Be sure, not to stir it too much or too vigorously, otherwise you will turn it into cottage cheese. There is a very fine line between ricotta and cottage cheese!. On stirring too much, it will become firmer, and we’re looking for a soft cheese.

When you stir very gently, the cheese will start to show… almost as if emerging from the milk-whey liquid.

It will finally look something like this. Such a beauty!

Keep a pot ready with a big sieve on top. Place a cheesecloth or a muslin cloth on top of the sieve. Make sure there’s enough distance between the sieve and the base of the pot, so that when we leave it to strain, the cheese is not touching the strained liquid whey.

This is what it will look like. At this stage, leave it to drain the excess liquid. The draining time is directly proportional to the firmness of cheese. If you let it stand longer and let more liquid drain out then you will get a firmer ricotta. Alternately, if you don’t leave it for very long so that it retains some moisture, then you will get a softer cheese.

This really depends on the purpose of use.
Soft Ricotta: for, cakes, tarts, cannoli, puddings, mousse and other desserts
Firm Ricotta: for ravioli, cannelloni, conchiglie, lasagne, tortellini and the likes.
Ricotta doesn’t melt on baking and thats why its the first choice for the filling of stuffed pastas.

Its ready to use when cooled. You can store it in the refrigerator for upto a week.

Recipe: Fresh Ricotta

Ingredients

1 litre milk
2 lemons

Method

  1. Take milk in a sauce pan and heat it to just before it comes to a boil. You will start seeing a few bubbles on the edge of the pan.
  2. Meanwhile juice 2 lemons and keep aside.
  3. Line a soup strainer with muslin cloth or cheesecloth and place the strainer over a big pot.
  4. As soon as you see bubble on the edge of the milk turn off the flame and add the lemon juice. Stir it delicately to ensure the lemon juice is mixed well with the milk.
  5. Let it stand for 10-20 minutes. You will see that the soft cheese would curdle and separate leaving behind the whey.
  6. If the milk doesn’t not curdle completely just add an additional 1 tbsp of lemon Juice. Over stirring will make the cheese harder so stir less to get a soft cheese.
  7. Drain the cheese over the cheesecloth and let it stand from anywhere between 20-50 minutes. For a fresh and  light ricotta, drain it for a short time and for a more dense ricotta drain it for a longer period.
  8. This amount of milk will yield ricotta between 260-220gm depending on the amount of drainage time. Use fresh or store in the refrigerator for 6-8 days.

Basil

Basil is an aromatic herb which has many varieties, the most common being ‘sweet basil’ which is widely used in Italian and Southern French cooking. It is a herb said to have originated from India, but sweet basil should not be confused with tulsi, which is ‘holy basil.’ The other common varieties of basil include Thai basil, lemon basil and purple basil. Basil gets its name from a Greek word basileus which means king. Thus, known as king of herbs. The best sweet basil is grown in Genoa, capital of Liguria.

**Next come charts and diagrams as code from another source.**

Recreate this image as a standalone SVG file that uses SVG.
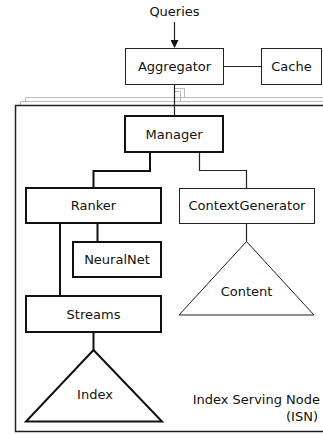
<svg xmlns="http://www.w3.org/2000/svg" width="323" height="434" viewBox="0 0 323 434">
<style>
text{font-family:"DejaVu Sans","Liberation Sans",sans-serif;font-size:13px;fill:#111;text-anchor:middle}
.thin{fill:#fff;stroke:#222;stroke-width:1}
.thick{fill:#fff;stroke:#111;stroke-width:2}
.lt{fill:none;stroke:#222;stroke-width:1.2}
.lk{fill:none;stroke:#111;stroke-width:2}
.ghost{fill:none;stroke:#bbb;stroke-width:1}
</style>
<defs>
<marker id="arr" markerWidth="8" markerHeight="8" refX="7" refY="4" orient="auto" markerUnits="userSpaceOnUse">
<path d="M0,0 L8,4 L0,8 Z" fill="#111"/>
</marker>
</defs>
<rect width="323" height="434" fill="#fff"/>
<g id="frame">
<path class="ghost" d="M323,97.5 H25.5 V101"/>
<path class="ghost" d="M323,101.5 H20.5 V105"/>
<path d="M323,105.5 H15.5 V431.5 H323" fill="none" stroke="#222" stroke-width="1.5"/>
<text x="320" y="404" style="text-anchor:end">Index Serving Node</text>
<text x="318" y="421" style="text-anchor:end">(ISN)</text>
</g>
<g id="connectors">
<path class="lt" d="M174.5,22 V47" marker-end="url(#arr)"/>
<path class="lt" d="M223.5,66.5 H261.5"/>
<path class="ghost" d="M174.5,88.5 H184.5 V97.5"/>
<path class="ghost" d="M174.5,91.5 H180.5 V101.5"/>
<path class="lt" d="M174.5,84.5 V116"/>
<path class="lk" d="M150,152 V171 H93.5 V188"/>
<path class="lt" d="M199.5,152 V170.5 H246.5 V188.5"/>
<path class="lk" d="M97.5,223 V242"/>
<path class="lk" d="M60,223 V296"/>
<path class="lk" d="M93.5,332 V350"/>
<path class="lt" d="M246.5,223.5 V241.5"/>
</g>
<g id="queries"><text x="174.5" y="16">Queries</text></g>
<g id="aggregator"><rect class="thin" x="125.5" y="48.5" width="98" height="36"/><text x="174.5" y="71">Aggregator</text></g>
<g id="cache"><rect class="thin" x="261.5" y="48.5" width="60" height="36"/><text x="291.5" y="71">Cache</text></g>
<g id="manager"><rect class="thick" x="125" y="116" width="98" height="36"/><text x="174" y="139">Manager</text></g>
<g id="ranker"><rect class="thick" x="26" y="188" width="135" height="35"/><text x="93.5" y="210">Ranker</text></g>
<g id="contextgenerator"><rect class="thin" x="179.5" y="188.5" width="135" height="35"/><text x="247" y="210">ContextGenerator</text></g>
<g id="neuralnet"><rect class="thick" x="73" y="242" width="88" height="35"/><text x="117" y="264">NeuralNet</text></g>
<g id="streams"><rect class="thick" x="26" y="296" width="135" height="36"/><text x="93.5" y="319">Streams</text></g>
<g id="index"><path class="thick" d="M93.5,350 L26,421.5 L162,421.5 Z"/><text x="95" y="399">Index</text></g>
<g id="content"><path class="thin" d="M246.5,241.5 L179,315 L314,315 Z"/><text x="246.5" y="296">Content</text></g>
</svg>
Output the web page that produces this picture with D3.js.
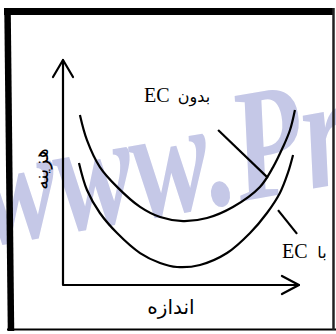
<!DOCTYPE html>
<html>
<head>
<meta charset="utf-8">
<script src="https://cdn.jsdelivr.net/npm/d3@7"></script>
<style>
  html, body { margin: 0; padding: 0; background: #fff; }
  svg { display: block; }
</style>
</head>
<body>
<div id="chart"></div>
<script>
// ---- data ----
const upperX = [7.2, 10.2, 15.7, 23.0, 32.8, 41.3, 51.1, 61.3, 72.3, 83.8, 89.4, 93.6, 96.6, 98.7];
const upperY = [75.6, 64.4, 52.4, 43.6, 34.7, 30.2, 28.4, 29.8, 34.7, 43.6, 52.4, 61.3, 68.9, 77.8];
const lowerX = [6.8, 10.2, 15.7, 23.0, 32.8, 41.3, 48.5, 58.3, 69.8, 79.6, 86.8, 92.3, 95.7, 97.9];
const lowerY = [54.2, 42.2, 32.0, 23.1, 14.2, 9.8, 8.0, 8.9, 14.2, 23.1, 32.0, 40.9, 49.8, 57.8];
const leaderUpper = [[66.0, 68.9], [87.2, 47.6]];
const leaderLower = [[91.5, 33.3], [99.6, 22.7]];
const labelUpperLatin = "EC";
const labelUpperFa = "بدون";
const labelLowerLatin = "EC";
const labelLowerFa = "با";
const xAxisLabel = "اندازه";
const yAxisLabel = "هزینه";
const watermark = "www.Pr";

const W = 336, H = 334;
const svg = d3.select("#chart").append("svg").attr("width", W).attr("height", H);

const x = d3.scaleLinear().domain([0, 100]).range([63, 298]);
const y = d3.scaleLinear().domain([0, 100]).range([285, 60]);

// watermark
svg.append("text")
  .attr("transform", "translate(-12,246) rotate(-10) scale(1,1.38)")
  .attr("font-family", "'Liberation Serif', serif")
  .attr("font-weight", "bold").attr("font-style", "italic")
  .attr("font-size", 116)
  .attr("fill", "rgb(197,200,231)")
  .text(watermark);

// frame
const frame = svg.append("g").attr("stroke", "#000").attr("fill", "none");
frame.append("line").attr("x1", 4).attr("y1", 11.5).attr("x2", 334).attr("y2", 11.5).attr("stroke-width", 7);
frame.append("line").attr("x1", 7.5).attr("y1", 8).attr("x2", 11).attr("y2", 331).attr("stroke-width", 6.5);
frame.append("line").attr("x1", 7).attr("y1", 329.5).attr("x2", 336).attr("y2", 329.5).attr("stroke-width", 2);
frame.append("line").attr("x1", 333.5).attr("y1", 8).attr("x2", 333.5).attr("y2", 330).attr("stroke-width", 2.5).attr("stroke", "#222");

// axes
const axes = svg.append("g").attr("stroke", "#000").attr("fill", "none").attr("stroke-width", 2.2)
  .attr("stroke-linecap", "round").attr("stroke-linejoin", "round");
axes.append("path").attr("d", d3.line()([[x(0), y(100)], [x(0), y(0)], [x(100.4), y(0)]]));
axes.append("path").attr("d", d3.line()([[x(0) - 10, y(100) + 17], [x(0), y(100)], [x(0) + 10, y(100) + 17]]));
axes.append("path").attr("d", d3.line()([[x(100.4) - 17, y(0) - 9], [x(100.4), y(0)], [x(100.4) - 17, y(0) + 9]]));

// curves
const line = d3.line().x(d => x(d[0])).y(d => y(d[1])).curve(d3.curveCatmullRom.alpha(0.5));
const curves = svg.append("g").attr("stroke", "#000").attr("fill", "none").attr("stroke-width", 2.2);
curves.append("path").attr("d", line(d3.zip(upperX, upperY)));
curves.append("path").attr("d", line(d3.zip(lowerX, lowerY)));
curves.append("path").attr("d", d3.line().x(d => x(d[0])).y(d => y(d[1]))(leaderUpper));
curves.append("path").attr("d", d3.line().x(d => x(d[0])).y(d => y(d[1]))(leaderLower));

// labels
const serif = "'Liberation Serif', 'Times New Roman', serif";
const fa = "'DejaVu Sans', sans-serif";
svg.append("text").attr("x", 144).attr("y", 102).attr("font-family", serif).attr("font-size", 20).text(labelUpperLatin);
svg.append("text").attr("x", 194).attr("y", 102).attr("text-anchor", "middle").attr("font-family", fa).attr("font-size", 16).text(labelUpperFa);
svg.append("text").attr("x", 282).attr("y", 258).attr("font-family", serif).attr("font-size", 20).text(labelLowerLatin);
svg.append("text").attr("x", 322).attr("y", 258).attr("text-anchor", "middle").attr("font-family", fa).attr("font-size", 16).text(labelLowerFa);
svg.append("text").attr("x", 171).attr("y", 314).attr("text-anchor", "middle").attr("font-family", fa).attr("font-size", 20).text(xAxisLabel);
svg.append("text").attr("transform", "translate(48,169) rotate(-90)").attr("text-anchor", "middle")
  .attr("font-family", fa).attr("font-size", 19).text(yAxisLabel);
</script>
</body>
</html>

Basil grows very easily. It requires a good amount of sunshine and water. Basil is used in its fresh and dried form. Though, some amount of aroma and flavour is lost when it is dried but yet it is a good option when fresh basil is not available. Basil makes a wonderful combination with tomatoes. It is used to flavour pizzas, pastas, risottos, salads, stir fries and many more such dishes. It is best to tear basil leaves and add towards the end of the cooking process. A typically Italian use of basil is in the form of basil pesto. Pesto derives its name from an Italian word meaning ‘to pound’ as traditionally it was made using a pestle and mortar.